Each turn, a player may either stay on their space, discard one tile from the Draw Stack token, and gain a Nerve token, or move to a new space. Only one player token can be on a tile at a time. When a player moves, tiles no that are no longer illuminated are removed from the board and new tiles are placed to fill in the newly illuminated spaces. Wax Eaters are a type of monster tile that will simultaneously attack all Passageway tiles connected in a straight line from themselves any time a player moves along, into, or out of one of them. If a player is hit by a Wax Eater, they discard three tiles from the Tile Holder and their Player Status card gets flipped to "Lights Out", meaning they do not illuminate adjacent tiles and must move on their turn. Their Player Status card gets flipped back if that player's token becomes adjacent to a Passageway tile illuminated by another player. A player can spend a Nerve token to gain an advantage for the round, such as an extra turn, discarding less tiles, or staying even if Lights Out.

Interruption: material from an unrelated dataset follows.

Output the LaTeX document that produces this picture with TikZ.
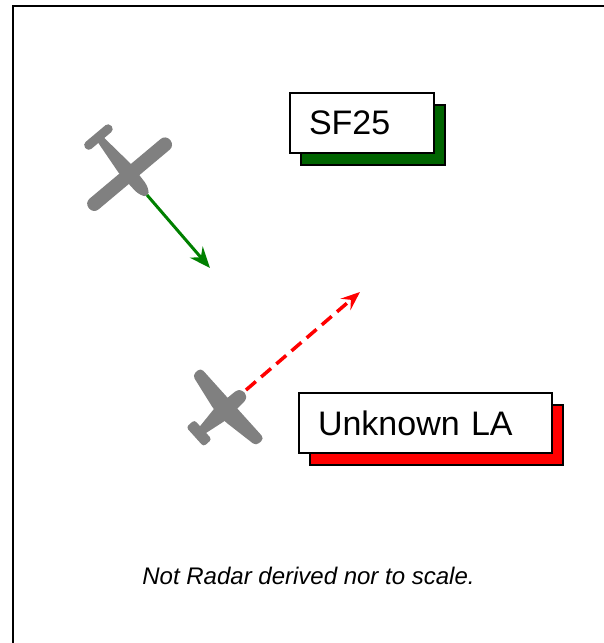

To escape the Night Cage and win, all players must have a key and gather on a Gate tile. If the Tile Holder runs out of tiles and players have not escaped the Night Cage, then they enter "Final Flickers", meaning no new tiles can be added to the board and an additional illuminated tile from anywhere on the board must be removed when removing un-illuminated tiles after a player moves. If any player cannot escape the Night Cage before all illuminated tiles are removed, then all players lose.

== Reception ==
Wirecutter listed The Night Cage as one of the best horror board games of 2025, praising the game for its simple-to-learn rules, atmospheric artwork, engaging gameplay. Tim Clare, writing for Tabletop Gaming, praised its simple design and fitting artwork, but noted that "the problem with The Night Cage is that you never really have any interesting decisions to make," describing the game as "undeveloped". In an article for Player Elimination, Charlie Theel described the game as "limited", criticizing the game's shallow strategy, and gameplay that is mostly out of players' control and repetitive on repeat plays, ultimately concluding that "it has some novel concepts such as an ever-changing maze and a strong vision of a dwindling candle represented by that exploration stack. But the inventiveness is short-lived and what remains feels very ordinary."

The Night Cage was the winner of the 2019 Light Board Game award at the Ion Awards.